Melansir BBC, bisnis WeWork dulunya digadang sebagai masa depan kantor. Namun perusahaan ini terkendala oleh berbagai masalah, termasuk upaya yang gagal pada tahun 2019 untuk melakukan initial public offering (IPO) di bursa New York dan keluarnya salah satu pendirinya.
Pada 2019, penawaran umum perdana (IPO) perusahaan induknya, The We Company gagal.
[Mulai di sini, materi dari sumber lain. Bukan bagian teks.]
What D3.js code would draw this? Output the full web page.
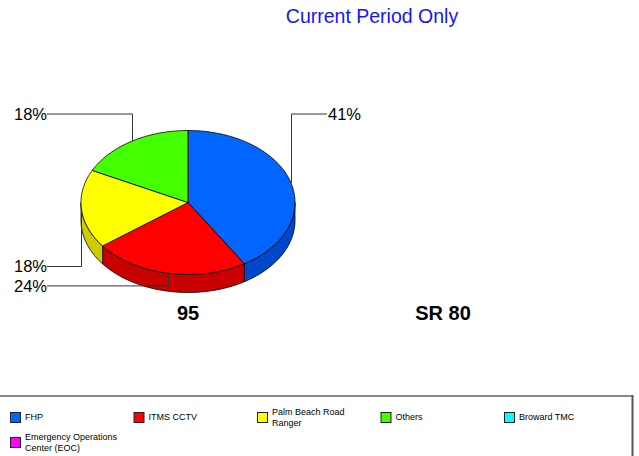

The Wall Street Journal melaporkan perusahaan tersebut dibanjiri kritik atas tata kelola, model bisnis, dan kemampuannya menghasilkan keuntungan yang diragukan.
Kondisi ini akhirnya mendorong perusahaan ini menunda IPO. Alih-alih melakukan penawaran umum perdana, WeWork memasuki pasar publik dengan melakukan merger dengan perusahaan akuisisi bertujuan khusus (special-purpose acquisition company/SPAC).
Diperkirakan perusahaan ini memperoleh dana sebesar USD1,3 miliar dari kesepakatan tersebut dengan jumlah yang mencakup saham yang dimiliki oleh perusahaan investasi BlackRock dan Fidelity ini.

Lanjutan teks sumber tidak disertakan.